**JOB**
For this exercise, output only the lines between the "Rebuild this chart" line and the "const yTicks = [0, 10, 20, 30, 40];" line, both of them included, and skip all pictures.

· · · ·

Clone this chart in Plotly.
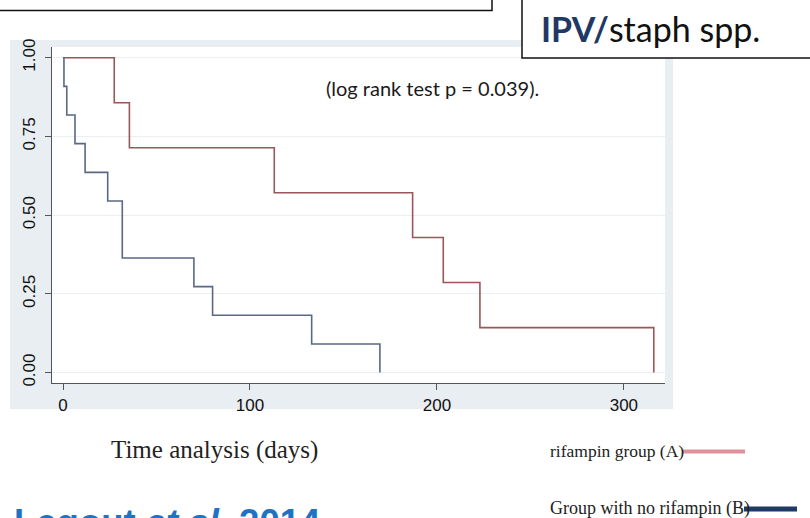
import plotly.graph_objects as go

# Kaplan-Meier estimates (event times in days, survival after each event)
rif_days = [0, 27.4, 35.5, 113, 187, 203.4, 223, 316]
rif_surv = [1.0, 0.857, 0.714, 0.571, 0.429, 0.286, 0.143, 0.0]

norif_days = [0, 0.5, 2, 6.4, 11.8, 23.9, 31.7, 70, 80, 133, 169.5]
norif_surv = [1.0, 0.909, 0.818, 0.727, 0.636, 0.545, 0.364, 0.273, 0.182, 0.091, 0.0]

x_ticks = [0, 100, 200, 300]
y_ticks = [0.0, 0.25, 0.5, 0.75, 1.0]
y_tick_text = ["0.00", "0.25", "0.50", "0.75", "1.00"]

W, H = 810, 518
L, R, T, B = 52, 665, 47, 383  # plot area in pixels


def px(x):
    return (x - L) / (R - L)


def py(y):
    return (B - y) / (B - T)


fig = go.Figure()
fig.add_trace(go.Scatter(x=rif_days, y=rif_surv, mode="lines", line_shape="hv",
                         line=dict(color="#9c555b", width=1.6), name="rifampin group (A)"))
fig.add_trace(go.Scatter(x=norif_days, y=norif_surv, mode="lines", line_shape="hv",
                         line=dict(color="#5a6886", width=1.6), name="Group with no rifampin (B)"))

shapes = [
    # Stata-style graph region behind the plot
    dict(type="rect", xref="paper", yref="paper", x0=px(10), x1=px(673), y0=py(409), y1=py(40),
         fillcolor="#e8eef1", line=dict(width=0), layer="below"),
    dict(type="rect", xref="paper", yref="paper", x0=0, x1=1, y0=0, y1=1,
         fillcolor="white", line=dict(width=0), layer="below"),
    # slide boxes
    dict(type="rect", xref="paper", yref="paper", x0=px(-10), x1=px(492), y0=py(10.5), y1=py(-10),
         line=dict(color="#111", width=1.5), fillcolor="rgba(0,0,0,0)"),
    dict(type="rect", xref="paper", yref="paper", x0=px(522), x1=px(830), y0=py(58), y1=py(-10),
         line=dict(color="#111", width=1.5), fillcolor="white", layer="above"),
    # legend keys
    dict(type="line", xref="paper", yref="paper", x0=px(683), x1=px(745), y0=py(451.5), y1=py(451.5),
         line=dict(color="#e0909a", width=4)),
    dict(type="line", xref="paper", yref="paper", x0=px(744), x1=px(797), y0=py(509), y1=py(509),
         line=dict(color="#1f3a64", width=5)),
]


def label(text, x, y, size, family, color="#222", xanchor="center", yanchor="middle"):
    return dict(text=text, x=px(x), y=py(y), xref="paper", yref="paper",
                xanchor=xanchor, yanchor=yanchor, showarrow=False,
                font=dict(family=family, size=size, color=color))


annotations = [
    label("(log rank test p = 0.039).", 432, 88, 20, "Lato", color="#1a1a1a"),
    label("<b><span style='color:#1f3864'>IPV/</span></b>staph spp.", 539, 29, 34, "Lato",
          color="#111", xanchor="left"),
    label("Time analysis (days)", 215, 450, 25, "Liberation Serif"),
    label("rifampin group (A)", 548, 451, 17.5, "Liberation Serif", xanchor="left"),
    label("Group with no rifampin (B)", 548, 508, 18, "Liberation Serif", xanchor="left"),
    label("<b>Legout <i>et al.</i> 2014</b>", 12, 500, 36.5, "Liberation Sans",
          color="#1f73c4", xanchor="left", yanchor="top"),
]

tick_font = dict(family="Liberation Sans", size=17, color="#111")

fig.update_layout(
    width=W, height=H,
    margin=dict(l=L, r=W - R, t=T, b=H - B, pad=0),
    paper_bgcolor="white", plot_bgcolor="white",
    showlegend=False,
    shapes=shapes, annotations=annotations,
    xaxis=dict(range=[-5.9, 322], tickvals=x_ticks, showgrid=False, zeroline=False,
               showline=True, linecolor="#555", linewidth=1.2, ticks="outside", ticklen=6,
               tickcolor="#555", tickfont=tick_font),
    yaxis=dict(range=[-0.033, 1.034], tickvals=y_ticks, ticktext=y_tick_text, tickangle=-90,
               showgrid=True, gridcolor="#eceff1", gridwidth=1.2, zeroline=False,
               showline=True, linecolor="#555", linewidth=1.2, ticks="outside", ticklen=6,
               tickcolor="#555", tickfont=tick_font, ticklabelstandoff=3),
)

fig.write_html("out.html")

· · · ·

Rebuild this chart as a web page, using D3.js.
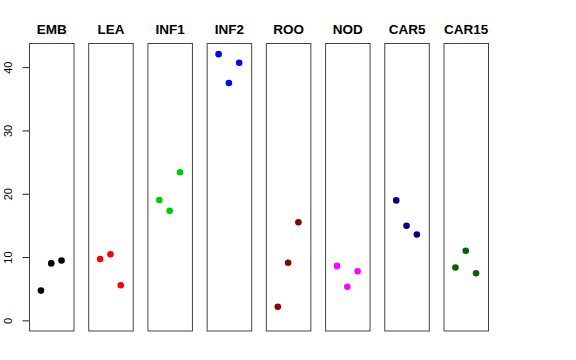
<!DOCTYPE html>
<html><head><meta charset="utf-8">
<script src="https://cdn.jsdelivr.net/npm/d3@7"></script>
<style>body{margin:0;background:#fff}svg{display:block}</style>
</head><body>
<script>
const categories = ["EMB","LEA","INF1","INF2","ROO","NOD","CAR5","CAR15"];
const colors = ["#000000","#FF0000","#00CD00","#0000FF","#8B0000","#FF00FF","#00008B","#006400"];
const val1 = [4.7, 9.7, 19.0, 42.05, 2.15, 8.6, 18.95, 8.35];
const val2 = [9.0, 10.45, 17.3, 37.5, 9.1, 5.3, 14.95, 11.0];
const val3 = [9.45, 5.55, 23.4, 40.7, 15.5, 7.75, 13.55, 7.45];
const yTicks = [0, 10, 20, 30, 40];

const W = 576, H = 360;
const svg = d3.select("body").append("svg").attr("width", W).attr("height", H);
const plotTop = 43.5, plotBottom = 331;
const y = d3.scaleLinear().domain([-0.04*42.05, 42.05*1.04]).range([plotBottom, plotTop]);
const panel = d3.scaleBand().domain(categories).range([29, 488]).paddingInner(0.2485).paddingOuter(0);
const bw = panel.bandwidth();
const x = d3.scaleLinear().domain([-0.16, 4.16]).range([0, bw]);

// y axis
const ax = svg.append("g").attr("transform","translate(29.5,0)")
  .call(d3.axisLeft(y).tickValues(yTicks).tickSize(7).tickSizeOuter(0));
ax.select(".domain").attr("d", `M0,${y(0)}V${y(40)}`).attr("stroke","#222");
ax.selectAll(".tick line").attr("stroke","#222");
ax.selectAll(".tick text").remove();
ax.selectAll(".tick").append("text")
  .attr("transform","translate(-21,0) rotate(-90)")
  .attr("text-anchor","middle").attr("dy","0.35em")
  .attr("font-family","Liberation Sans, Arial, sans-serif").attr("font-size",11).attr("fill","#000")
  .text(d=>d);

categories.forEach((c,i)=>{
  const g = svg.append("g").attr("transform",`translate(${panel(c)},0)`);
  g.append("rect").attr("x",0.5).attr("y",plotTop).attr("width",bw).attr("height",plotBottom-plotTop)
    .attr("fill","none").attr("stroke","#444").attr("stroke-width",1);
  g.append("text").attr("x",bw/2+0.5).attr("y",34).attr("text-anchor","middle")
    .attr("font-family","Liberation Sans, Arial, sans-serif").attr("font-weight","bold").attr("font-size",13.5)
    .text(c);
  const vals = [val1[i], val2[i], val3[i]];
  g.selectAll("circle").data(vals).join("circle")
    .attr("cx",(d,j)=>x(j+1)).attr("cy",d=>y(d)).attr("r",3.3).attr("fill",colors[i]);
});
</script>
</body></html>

· · · ·

**THE ANSWER**
Rebuild this chart as a web page, using D3.js.
<!DOCTYPE html>
<html><head><meta charset="utf-8">
<script src="https://cdn.jsdelivr.net/npm/d3@7"></script>
<style>body{margin:0;background:#fff}svg{display:block}</style>
</head><body>
<script>
const categories = ["EMB","LEA","INF1","INF2","ROO","NOD","CAR5","CAR15"];
const colors = ["#000000","#FF0000","#00CD00","#0000FF","#8B0000","#FF00FF","#00008B","#006400"];
const val1 = [4.7, 9.7, 19.0, 42.05, 2.15, 8.6, 18.95, 8.35];
const val2 = [9.0, 10.45, 17.3, 37.5, 9.1, 5.3, 14.95, 11.0];
const val3 = [9.45, 5.55, 23.4, 40.7, 15.5, 7.75, 13.55, 7.45];
const yTicks = [0, 10, 20, 30, 40];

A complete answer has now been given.